- Work to do: Copy from the first line below down to and including the line with "dashes = [[1, 0], [3, 2], [8, 4]]". Skip the pictures.
________
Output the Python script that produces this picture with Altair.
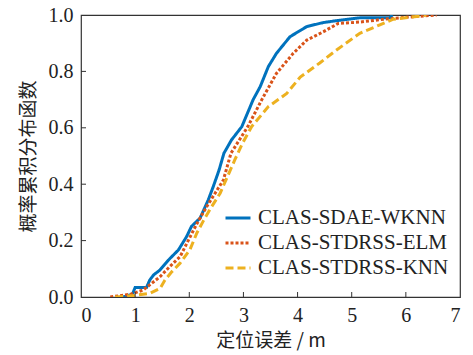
import altair as alt
import pandas as pd

methods = ["CLAS-SDAE-WKNN", "CLAS-STDRSS-ELM", "CLAS-STDRSS-KNN"]
colors = ["#0072BD", "#D95319", "#EDB120"]
dashes = [[1, 0], [3, 2], [8, 4]]

wknn_x = [0.78, 0.95, 1.00, 1.21, 1.27, 1.34, 1.46, 1.61, 1.80, 1.95, 2.04, 2.20, 2.35, 2.44, 2.55, 2.64, 2.78, 2.97, 3.18, 3.31, 3.46, 3.61, 3.86, 4.17, 4.47, 4.72, 5.15, 5.70, 5.75]
wknn_y = [0.0, 0.01, 0.034, 0.034, 0.06, 0.078, 0.096, 0.13, 0.167, 0.214, 0.25, 0.28, 0.344, 0.39, 0.45, 0.51, 0.557, 0.604, 0.70, 0.746, 0.817, 0.864, 0.923, 0.959, 0.973, 0.98, 0.99, 0.99, 1.0]

elm_x = [0.54, 0.92, 1.15, 1.27, 1.46, 1.64, 1.83, 1.98, 2.14, 2.32, 2.63, 2.77, 3.08, 3.34, 3.61, 3.92, 4.17, 4.48, 4.75, 5.15, 5.60, 6.20, 6.57]
elm_y = [0.0, 0.01, 0.025, 0.043, 0.072, 0.108, 0.143, 0.20, 0.26, 0.32, 0.415, 0.51, 0.604, 0.70, 0.793, 0.864, 0.911, 0.941, 0.97, 0.975, 0.985, 0.995, 1.0]

knn_x = [0.63, 0.97, 1.27, 1.46, 1.55, 1.68, 1.83, 2.01, 2.14, 2.26, 2.38, 2.57, 2.84, 2.97, 3.15, 3.46, 3.80, 4.05, 4.41, 4.72, 5.15, 5.52, 5.77, 6.20, 6.38]
knn_y = [0.0, 0.005, 0.013, 0.03, 0.06, 0.09, 0.12, 0.167, 0.227, 0.27, 0.31, 0.368, 0.486, 0.54, 0.604, 0.675, 0.722, 0.78, 0.83, 0.876, 0.935, 0.965, 0.985, 0.995, 1.0]

x_ticks = [0, 1, 2, 3, 4, 5, 6, 7]
y_ticks = [0.0, 0.2, 0.4, 0.6, 0.8, 1.0]

rows = []
for m, xs, ys in zip(methods, [wknn_x, elm_x, knn_x], [wknn_y, elm_y, knn_y]):
    for i, (a, b) in enumerate(zip(xs, ys)):
        rows.append({"method": m, "x": a, "y": b, "order": i})
df = pd.DataFrame(rows)

W, H = 379, 282
serif = "'Times New Roman', 'Liberation Serif', 'DejaVu Serif', serif"
cjk = "Noto Sans CJK SC"

xscale = alt.Scale(domain=[0, 7], nice=False)
yscale = alt.Scale(domain=[0, 1], nice=False)

xaxis = alt.Axis(values=x_ticks, format="d", title="定位误差 / m", ticks=False, grid=False,
                 domain=False, labelFont=serif, labelFontSize=20, labelColor="#222",
                 labelPadding=8, titleFont=cjk, titleFontSize=19, titleFontWeight="normal",
                 titleColor="#222", titlePadding=6)
yaxis = alt.Axis(values=y_ticks, format=".1f", title="概率累积分布函数", ticks=False,
                 grid=False, domain=False, labelFont=serif, labelFontSize=20,
                 labelColor="#222", labelPadding=8, titleFont=cjk, titleFontSize=19,
                 titleFontWeight="normal", titleColor="#222", titlePadding=10)

lines = alt.Chart(df).mark_line(strokeWidth=3, clip=True).encode(
    x=alt.X("x:Q", scale=xscale, axis=xaxis),
    y=alt.Y("y:Q", scale=yscale, axis=yaxis),
    color=alt.Color("method:N", scale=alt.Scale(domain=methods, range=colors),
                    legend=alt.Legend(title=None, orient="none", legendX=141, legendY=187,
                                      symbolType="stroke", symbolSize=625, symbolStrokeWidth=3,
                                      labelFont=serif, labelFontSize=21, labelColor="#222",
                                      labelLimit=0, rowPadding=1, labelOffset=6,
                                      fillColor="white", padding=2)),
    strokeDash=alt.StrokeDash("method:N", scale=alt.Scale(domain=methods, range=dashes),
                              legend=None),
    order="order:Q",
)

xt = pd.DataFrame({"v": x_ticks[1:-1]})
yt = pd.DataFrame({"v": y_ticks[1:-1]})
xtick = alt.Chart(xt).mark_rule(color="#333", strokeWidth=1).encode(
    x=alt.X("v:Q", scale=xscale, axis=xaxis), y=alt.value(H), y2=alt.value(H - 5))
ytick = alt.Chart(yt).mark_rule(color="#333", strokeWidth=1).encode(
    y=alt.Y("v:Q", scale=yscale, axis=yaxis), x=alt.value(0), x2=alt.value(5))

chart = alt.layer(lines, xtick, ytick).properties(
    width=W, height=H,
    background="white",
    autosize=alt.AutoSizeParams(type="none"),
    padding={"left": 81, "top": 15, "right": 13, "bottom": 58},
).configure_view(stroke="#333", strokeWidth=1.2).configure_axis(
    labelFont=serif, titleFont=cjk)

chart.save("out.html", embed_options={"renderer": "svg", "actions": False})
________
- Task answer:
Output the Python script that produces this picture with Altair.
import altair as alt
import pandas as pd

methods = ["CLAS-SDAE-WKNN", "CLAS-STDRSS-ELM", "CLAS-STDRSS-KNN"]
colors = ["#0072BD", "#D95319", "#EDB120"]
dashes = [[1, 0], [3, 2], [8, 4]]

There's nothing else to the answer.